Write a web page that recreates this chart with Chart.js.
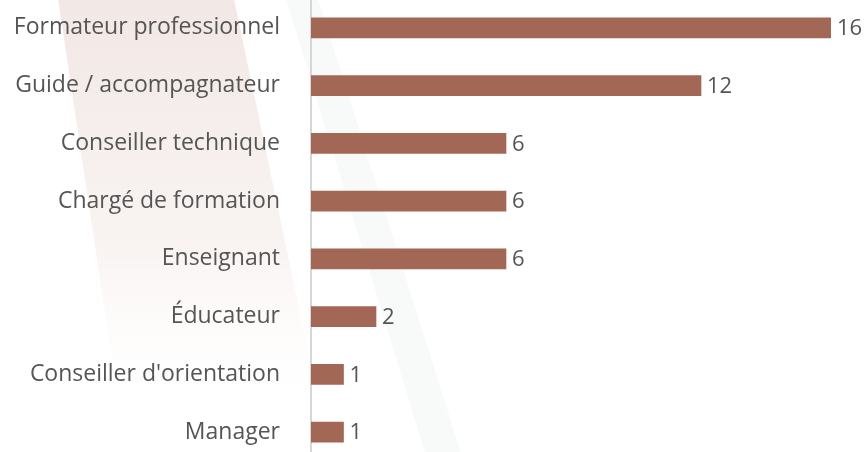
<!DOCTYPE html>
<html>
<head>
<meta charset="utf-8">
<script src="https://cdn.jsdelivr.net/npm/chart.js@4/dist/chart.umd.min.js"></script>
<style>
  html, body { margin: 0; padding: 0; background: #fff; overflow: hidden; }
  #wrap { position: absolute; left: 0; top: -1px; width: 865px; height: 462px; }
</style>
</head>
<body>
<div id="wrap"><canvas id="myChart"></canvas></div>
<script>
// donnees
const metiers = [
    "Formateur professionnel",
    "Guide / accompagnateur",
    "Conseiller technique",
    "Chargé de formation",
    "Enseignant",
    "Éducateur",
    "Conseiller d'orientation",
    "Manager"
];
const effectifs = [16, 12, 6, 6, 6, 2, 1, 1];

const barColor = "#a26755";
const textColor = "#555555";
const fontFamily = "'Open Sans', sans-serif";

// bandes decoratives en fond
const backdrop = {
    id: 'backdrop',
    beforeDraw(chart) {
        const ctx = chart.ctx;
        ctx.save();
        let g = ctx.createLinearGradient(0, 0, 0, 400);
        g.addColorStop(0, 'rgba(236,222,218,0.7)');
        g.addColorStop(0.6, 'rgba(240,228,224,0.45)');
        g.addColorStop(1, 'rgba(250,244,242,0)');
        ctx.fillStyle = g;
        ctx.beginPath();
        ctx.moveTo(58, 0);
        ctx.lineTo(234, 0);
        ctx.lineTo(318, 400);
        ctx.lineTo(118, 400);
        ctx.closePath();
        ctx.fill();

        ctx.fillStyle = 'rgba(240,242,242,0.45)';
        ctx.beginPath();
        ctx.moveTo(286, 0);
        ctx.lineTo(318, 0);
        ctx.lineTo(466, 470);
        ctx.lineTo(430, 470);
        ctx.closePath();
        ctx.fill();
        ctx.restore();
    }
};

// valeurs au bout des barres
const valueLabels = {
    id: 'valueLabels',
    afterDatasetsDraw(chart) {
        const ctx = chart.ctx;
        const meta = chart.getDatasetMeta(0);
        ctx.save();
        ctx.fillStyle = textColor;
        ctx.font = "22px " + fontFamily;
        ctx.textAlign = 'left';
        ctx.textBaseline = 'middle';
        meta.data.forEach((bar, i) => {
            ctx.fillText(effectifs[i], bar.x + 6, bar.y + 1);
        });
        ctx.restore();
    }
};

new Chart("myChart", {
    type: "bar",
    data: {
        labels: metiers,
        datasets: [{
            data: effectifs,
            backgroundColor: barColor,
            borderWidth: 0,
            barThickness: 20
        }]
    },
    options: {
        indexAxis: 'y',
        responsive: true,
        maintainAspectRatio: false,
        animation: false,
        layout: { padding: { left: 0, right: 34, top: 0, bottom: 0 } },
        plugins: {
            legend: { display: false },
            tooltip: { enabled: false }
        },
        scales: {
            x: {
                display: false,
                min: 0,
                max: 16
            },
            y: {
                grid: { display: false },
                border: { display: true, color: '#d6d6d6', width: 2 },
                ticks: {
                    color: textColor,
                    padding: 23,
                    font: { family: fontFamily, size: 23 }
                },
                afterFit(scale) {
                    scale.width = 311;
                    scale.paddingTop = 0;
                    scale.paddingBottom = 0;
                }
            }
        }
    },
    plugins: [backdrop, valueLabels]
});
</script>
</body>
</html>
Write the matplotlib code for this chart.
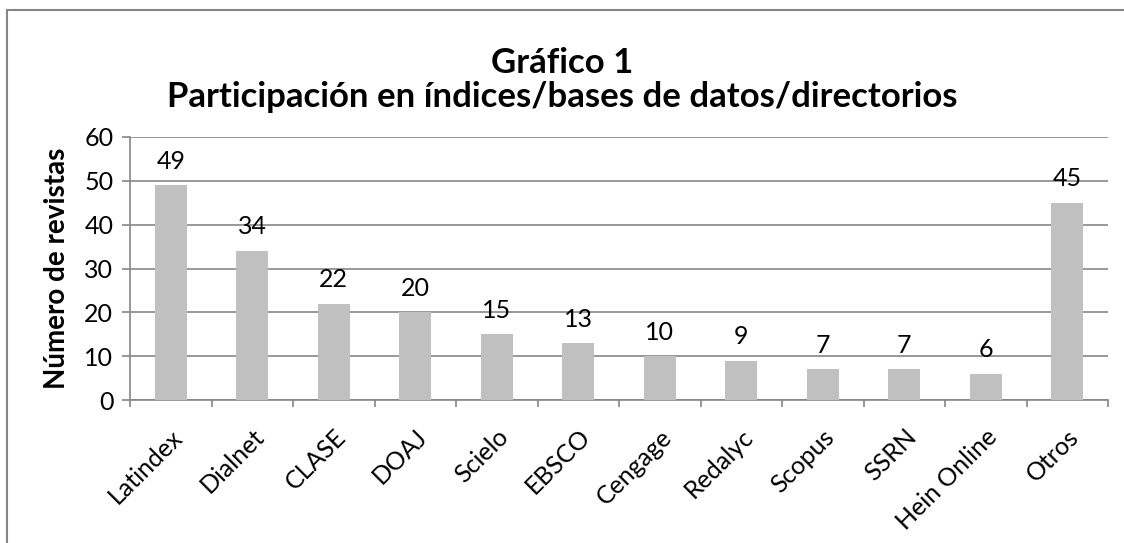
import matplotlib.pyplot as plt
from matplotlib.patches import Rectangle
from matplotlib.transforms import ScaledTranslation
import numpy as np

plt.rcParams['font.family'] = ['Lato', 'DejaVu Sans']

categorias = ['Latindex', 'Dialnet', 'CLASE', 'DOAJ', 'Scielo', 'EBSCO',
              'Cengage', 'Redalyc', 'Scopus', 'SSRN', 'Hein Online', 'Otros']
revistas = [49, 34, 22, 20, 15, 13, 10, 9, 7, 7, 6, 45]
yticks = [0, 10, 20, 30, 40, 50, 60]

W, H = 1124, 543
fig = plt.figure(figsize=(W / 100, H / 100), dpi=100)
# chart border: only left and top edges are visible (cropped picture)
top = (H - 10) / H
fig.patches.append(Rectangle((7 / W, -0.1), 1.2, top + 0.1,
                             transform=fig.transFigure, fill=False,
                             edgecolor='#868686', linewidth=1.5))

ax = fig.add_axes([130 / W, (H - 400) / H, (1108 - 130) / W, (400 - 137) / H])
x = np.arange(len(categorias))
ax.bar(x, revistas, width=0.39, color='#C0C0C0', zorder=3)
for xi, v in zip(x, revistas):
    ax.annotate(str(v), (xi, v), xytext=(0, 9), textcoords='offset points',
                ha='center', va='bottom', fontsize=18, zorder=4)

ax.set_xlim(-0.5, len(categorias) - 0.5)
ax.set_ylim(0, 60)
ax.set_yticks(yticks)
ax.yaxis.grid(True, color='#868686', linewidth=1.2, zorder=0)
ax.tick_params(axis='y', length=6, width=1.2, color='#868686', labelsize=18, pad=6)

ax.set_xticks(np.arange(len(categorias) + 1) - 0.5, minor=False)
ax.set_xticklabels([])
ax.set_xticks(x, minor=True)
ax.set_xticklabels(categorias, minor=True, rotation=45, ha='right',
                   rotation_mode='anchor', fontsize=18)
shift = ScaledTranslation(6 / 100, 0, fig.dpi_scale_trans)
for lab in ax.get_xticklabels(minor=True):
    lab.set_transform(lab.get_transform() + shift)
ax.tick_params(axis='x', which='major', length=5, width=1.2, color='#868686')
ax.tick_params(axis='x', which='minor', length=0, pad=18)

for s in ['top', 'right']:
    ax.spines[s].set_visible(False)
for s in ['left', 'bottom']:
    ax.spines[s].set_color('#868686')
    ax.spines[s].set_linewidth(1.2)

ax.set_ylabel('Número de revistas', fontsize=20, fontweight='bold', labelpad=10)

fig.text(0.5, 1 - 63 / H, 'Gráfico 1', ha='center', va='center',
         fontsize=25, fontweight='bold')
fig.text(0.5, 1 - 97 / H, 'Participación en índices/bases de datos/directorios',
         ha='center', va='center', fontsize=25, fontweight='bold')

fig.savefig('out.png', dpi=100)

:::::

Reproduce the material above in full, exactly, with no images.

EXERCISE SOLUTION ->
Write a web page that recreates this chart with Chart.js.
<!DOCTYPE html>
<html>
<head>
<meta charset="utf-8">
<script src="https://cdn.jsdelivr.net/npm/chart.js@4/dist/chart.umd.min.js"></script>
<style>
  html, body { margin: 0; padding: 0; background: #fff; overflow: hidden; }
  #wrap { position: absolute; left: 0; top: -1px; width: 865px; height: 462px; }
</style>
</head>
<body>
<div id="wrap"><canvas id="myChart"></canvas></div>
<script>
// donnees
const metiers = [
    "Formateur professionnel",
    "Guide / accompagnateur",
    "Conseiller technique",
    "Chargé de formation",
    "Enseignant",
    "Éducateur",
    "Conseiller d'orientation",
    "Manager"
];
const effectifs = [16, 12, 6, 6, 6, 2, 1, 1];

const barColor = "#a26755";
const textColor = "#555555";
const fontFamily = "'Open Sans', sans-serif";

// bandes decoratives en fond
const backdrop = {
    id: 'backdrop',
    beforeDraw(chart) {
        const ctx = chart.ctx;
        ctx.save();
        let g = ctx.createLinearGradient(0, 0, 0, 400);
        g.addColorStop(0, 'rgba(236,222,218,0.7)');
        g.addColorStop(0.6, 'rgba(240,228,224,0.45)');
        g.addColorStop(1, 'rgba(250,244,242,0)');
        ctx.fillStyle = g;
        ctx.beginPath();
        ctx.moveTo(58, 0);
        ctx.lineTo(234, 0);
        ctx.lineTo(318, 400);
        ctx.lineTo(118, 400);
        ctx.closePath();
        ctx.fill();

        ctx.fillStyle = 'rgba(240,242,242,0.45)';
        ctx.beginPath();
        ctx.moveTo(286, 0);
        ctx.lineTo(318, 0);
        ctx.lineTo(466, 470);
        ctx.lineTo(430, 470);
        ctx.closePath();
        ctx.fill();
        ctx.restore();
    }
};

// valeurs au bout des barres
const valueLabels = {
    id: 'valueLabels',
    afterDatasetsDraw(chart) {
        const ctx = chart.ctx;
        const meta = chart.getDatasetMeta(0);
        ctx.save();
        ctx.fillStyle = textColor;
        ctx.font = "22px " + fontFamily;
        ctx.textAlign = 'left';
        ctx.textBaseline = 'middle';
        meta.data.forEach((bar, i) => {
            ctx.fillText(effectifs[i], bar.x + 6, bar.y + 1);
        });
        ctx.restore();
    }
};

new Chart("myChart", {
    type: "bar",
    data: {
        labels: metiers,
        datasets: [{
            data: effectifs,
            backgroundColor: barColor,
            borderWidth: 0,
            barThickness: 20
        }]
    },
    options: {
        indexAxis: 'y',
        responsive: true,
        maintainAspectRatio: false,
        animation: false,
        layout: { padding: { left: 0, right: 34, top: 0, bottom: 0 } },
        plugins: {
            legend: { display: false },
            tooltip: { enabled: false }
        },
        scales: {
            x: {
                display: false,
                min: 0,
                max: 16
            },
            y: {
                grid: { display: false },
                border: { display: true, color: '#d6d6d6', width: 2 },
                ticks: {
                    color: textColor,
                    padding: 23,
                    font: { family: fontFamily, size: 23 }
                },
                afterFit(scale) {
                    scale.width = 311;
                    scale.paddingTop = 0;
                    scale.paddingBottom = 0;
                }
            }
        }
    },
    plugins: [backdrop, valueLabels]
});
</script>
</body>
</html>
Write the matplotlib code for this chart.
import matplotlib.pyplot as plt
from matplotlib.patches import Rectangle
from matplotlib.transforms import ScaledTranslation
import numpy as np

plt.rcParams['font.family'] = ['Lato', 'DejaVu Sans']

categorias = ['Latindex', 'Dialnet', 'CLASE', 'DOAJ', 'Scielo', 'EBSCO',
              'Cengage', 'Redalyc', 'Scopus', 'SSRN', 'Hein Online', 'Otros']
revistas = [49, 34, 22, 20, 15, 13, 10, 9, 7, 7, 6, 45]
yticks = [0, 10, 20, 30, 40, 50, 60]

W, H = 1124, 543
fig = plt.figure(figsize=(W / 100, H / 100), dpi=100)
# chart border: only left and top edges are visible (cropped picture)
top = (H - 10) / H
fig.patches.append(Rectangle((7 / W, -0.1), 1.2, top + 0.1,
                             transform=fig.transFigure, fill=False,
                             edgecolor='#868686', linewidth=1.5))

ax = fig.add_axes([130 / W, (H - 400) / H, (1108 - 130) / W, (400 - 137) / H])
x = np.arange(len(categorias))
ax.bar(x, revistas, width=0.39, color='#C0C0C0', zorder=3)
for xi, v in zip(x, revistas):
    ax.annotate(str(v), (xi, v), xytext=(0, 9), textcoords='offset points',
                ha='center', va='bottom', fontsize=18, zorder=4)

ax.set_xlim(-0.5, len(categorias) - 0.5)
ax.set_ylim(0, 60)
ax.set_yticks(yticks)
ax.yaxis.grid(True, color='#868686', linewidth=1.2, zorder=0)
ax.tick_params(axis='y', length=6, width=1.2, color='#868686', labelsize=18, pad=6)

ax.set_xticks(np.arange(len(categorias) + 1) - 0.5, minor=False)
ax.set_xticklabels([])
ax.set_xticks(x, minor=True)
ax.set_xticklabels(categorias, minor=True, rotation=45, ha='right',
                   rotation_mode='anchor', fontsize=18)
shift = ScaledTranslation(6 / 100, 0, fig.dpi_scale_trans)
for lab in ax.get_xticklabels(minor=True):
    lab.set_transform(lab.get_transform() + shift)
ax.tick_params(axis='x', which='major', length=5, width=1.2, color='#868686')
ax.tick_params(axis='x', which='minor', length=0, pad=18)

for s in ['top', 'right']:
    ax.spines[s].set_visible(False)
for s in ['left', 'bottom']:
    ax.spines[s].set_color('#868686')
    ax.spines[s].set_linewidth(1.2)

ax.set_ylabel('Número de revistas', fontsize=20, fontweight='bold', labelpad=10)

fig.text(0.5, 1 - 63 / H, 'Gráfico 1', ha='center', va='center',
         fontsize=25, fontweight='bold')
fig.text(0.5, 1 - 97 / H, 'Participación en índices/bases de datos/directorios',
         ha='center', va='center', fontsize=25, fontweight='bold')

fig.savefig('out.png', dpi=100)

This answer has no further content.